In December of 2016, the US Food and Drug Administration (FDA) released a safety warning concerning the risk of repeated use of general anesthetics and sedation drugs in young children and pregnant women1. From a review of the literature, including both animal and human studies, the FDA found consensus data to suggest that early, repeated exposure may have negative effects on the developing brain. Particularly vulnerable to such effects are fetuses of women in their third trimester of pregnancy and children younger than 3 years of age.
Interestingly, this announcement comes on the heels of two recently published retrospective clinical trials (“General Anaesthesia and Awake-Regional Anaesthesia in Infancy” [GAS]2 and “Pediatric Anesthesia Neurodevelopment Assessment” [PANDA]3) which found that brief exposures to anesthesia in young children did NOT lead to neurocognitive dysfunction. Specifically, a single, short exposure to general anesthetic and sedation drugs in infants or toddlers is unlikely to have negative effects on behavior and/or learning. However, the question of long-term neurocognitive dysfunction remains an area of clinical concern. Clearly, more research is required to fully understand how anesthetics might affect brain development.

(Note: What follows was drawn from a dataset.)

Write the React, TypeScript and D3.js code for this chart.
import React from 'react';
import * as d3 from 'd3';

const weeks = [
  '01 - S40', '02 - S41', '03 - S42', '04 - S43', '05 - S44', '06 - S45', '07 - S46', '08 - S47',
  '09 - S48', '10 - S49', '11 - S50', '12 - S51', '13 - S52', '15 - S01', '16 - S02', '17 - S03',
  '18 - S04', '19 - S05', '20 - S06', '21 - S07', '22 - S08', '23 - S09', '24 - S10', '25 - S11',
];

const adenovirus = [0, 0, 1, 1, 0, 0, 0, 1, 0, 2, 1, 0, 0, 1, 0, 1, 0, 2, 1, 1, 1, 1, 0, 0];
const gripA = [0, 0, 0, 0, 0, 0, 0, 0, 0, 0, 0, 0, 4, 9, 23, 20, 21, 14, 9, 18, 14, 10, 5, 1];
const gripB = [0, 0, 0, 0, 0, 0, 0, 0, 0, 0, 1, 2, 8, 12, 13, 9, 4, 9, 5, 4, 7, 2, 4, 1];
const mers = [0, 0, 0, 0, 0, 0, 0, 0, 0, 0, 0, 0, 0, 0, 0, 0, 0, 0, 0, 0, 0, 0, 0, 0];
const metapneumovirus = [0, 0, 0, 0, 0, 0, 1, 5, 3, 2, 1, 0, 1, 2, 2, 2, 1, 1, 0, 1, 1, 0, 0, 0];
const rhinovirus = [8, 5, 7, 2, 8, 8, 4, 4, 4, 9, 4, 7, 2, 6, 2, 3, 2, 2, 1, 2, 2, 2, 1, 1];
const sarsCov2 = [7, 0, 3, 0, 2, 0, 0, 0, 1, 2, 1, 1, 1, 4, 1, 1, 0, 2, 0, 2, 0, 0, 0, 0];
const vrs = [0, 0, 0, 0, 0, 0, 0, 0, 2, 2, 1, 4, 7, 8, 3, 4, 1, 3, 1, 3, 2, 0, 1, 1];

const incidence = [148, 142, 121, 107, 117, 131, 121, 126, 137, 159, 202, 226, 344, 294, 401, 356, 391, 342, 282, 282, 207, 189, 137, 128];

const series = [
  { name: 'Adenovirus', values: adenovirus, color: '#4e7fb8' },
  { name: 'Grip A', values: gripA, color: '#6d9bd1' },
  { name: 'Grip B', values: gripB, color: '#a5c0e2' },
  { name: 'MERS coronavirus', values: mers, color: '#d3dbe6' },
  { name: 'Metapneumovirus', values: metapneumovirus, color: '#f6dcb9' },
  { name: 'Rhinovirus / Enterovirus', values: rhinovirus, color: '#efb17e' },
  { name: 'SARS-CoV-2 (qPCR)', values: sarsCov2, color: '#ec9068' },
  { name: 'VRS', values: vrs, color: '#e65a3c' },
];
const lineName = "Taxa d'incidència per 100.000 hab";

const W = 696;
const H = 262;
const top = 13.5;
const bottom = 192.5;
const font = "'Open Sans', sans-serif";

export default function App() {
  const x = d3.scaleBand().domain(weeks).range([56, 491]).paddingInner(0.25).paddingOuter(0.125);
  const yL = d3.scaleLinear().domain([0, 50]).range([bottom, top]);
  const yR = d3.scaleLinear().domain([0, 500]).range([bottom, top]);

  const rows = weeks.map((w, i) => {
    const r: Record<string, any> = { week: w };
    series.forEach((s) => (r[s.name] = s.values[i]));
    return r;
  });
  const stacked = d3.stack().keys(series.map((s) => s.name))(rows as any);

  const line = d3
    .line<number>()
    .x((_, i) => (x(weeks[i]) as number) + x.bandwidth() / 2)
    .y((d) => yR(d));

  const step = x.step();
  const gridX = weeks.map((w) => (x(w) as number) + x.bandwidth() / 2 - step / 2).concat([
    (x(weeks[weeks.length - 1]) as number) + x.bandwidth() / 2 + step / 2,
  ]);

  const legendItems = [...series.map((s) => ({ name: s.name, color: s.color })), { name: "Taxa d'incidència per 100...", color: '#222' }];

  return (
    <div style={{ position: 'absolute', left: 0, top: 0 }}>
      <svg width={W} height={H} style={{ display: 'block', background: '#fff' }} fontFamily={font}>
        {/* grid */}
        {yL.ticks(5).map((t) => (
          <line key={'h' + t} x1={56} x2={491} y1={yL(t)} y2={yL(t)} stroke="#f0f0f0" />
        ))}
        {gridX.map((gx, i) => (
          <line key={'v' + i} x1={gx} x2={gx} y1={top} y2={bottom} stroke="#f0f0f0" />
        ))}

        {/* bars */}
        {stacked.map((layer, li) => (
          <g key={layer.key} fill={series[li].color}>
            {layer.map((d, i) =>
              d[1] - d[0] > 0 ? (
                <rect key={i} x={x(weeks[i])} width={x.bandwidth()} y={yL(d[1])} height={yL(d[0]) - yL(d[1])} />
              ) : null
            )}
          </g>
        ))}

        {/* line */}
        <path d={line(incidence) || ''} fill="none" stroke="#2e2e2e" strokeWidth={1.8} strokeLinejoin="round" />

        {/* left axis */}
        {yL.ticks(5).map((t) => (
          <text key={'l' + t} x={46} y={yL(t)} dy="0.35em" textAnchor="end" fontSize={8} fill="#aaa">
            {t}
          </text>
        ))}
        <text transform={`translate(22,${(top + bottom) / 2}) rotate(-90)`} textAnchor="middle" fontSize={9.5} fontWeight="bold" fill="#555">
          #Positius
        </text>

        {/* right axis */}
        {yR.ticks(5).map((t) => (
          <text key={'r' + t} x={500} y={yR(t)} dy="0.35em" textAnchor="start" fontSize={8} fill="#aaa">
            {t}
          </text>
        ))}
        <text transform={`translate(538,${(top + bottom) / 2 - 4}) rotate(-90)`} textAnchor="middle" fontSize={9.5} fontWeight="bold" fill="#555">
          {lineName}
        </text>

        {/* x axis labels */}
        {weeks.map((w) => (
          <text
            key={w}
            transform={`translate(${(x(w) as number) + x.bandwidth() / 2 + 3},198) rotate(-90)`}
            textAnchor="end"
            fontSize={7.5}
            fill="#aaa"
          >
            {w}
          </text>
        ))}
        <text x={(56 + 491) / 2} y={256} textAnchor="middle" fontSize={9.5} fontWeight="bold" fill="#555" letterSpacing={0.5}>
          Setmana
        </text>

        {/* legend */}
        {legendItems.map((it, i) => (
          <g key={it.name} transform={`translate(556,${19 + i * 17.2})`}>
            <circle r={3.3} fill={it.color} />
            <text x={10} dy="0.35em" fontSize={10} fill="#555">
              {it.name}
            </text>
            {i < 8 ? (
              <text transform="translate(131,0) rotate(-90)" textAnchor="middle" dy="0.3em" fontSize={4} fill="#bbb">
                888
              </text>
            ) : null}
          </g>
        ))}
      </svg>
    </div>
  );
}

The FDA is now requiring warnings to be added to the labels of general anesthetic and sedation drugs. They have also advised health care professionals to carefully weigh the potential risk vs. benefit of anesthesia exposure in young children and pregnant women when providing care to these patients.
David Mirsky MD
Children’s Hospital Colorado, Aurora, CO
- Davidson AJ, Disma N, de Graaff JC, Withington DE, Dorris L, Bell G, et al. Neurodevelopmental outcome at 2 years of age after general anaesthesia and awake-regional anaesthesia in infancy (GAS): an international multicentre, randomised controlled trial. Lancet 2016;387:239-50.
- Sun LS, Li G, Miller TL, Salorio C, Byrne MW, Bellinger DC, et al. Association between a single general anesthesia exposure before age 36 months and neurocognitive outcomes in later childhood. JAMA 2016;315:2312-20.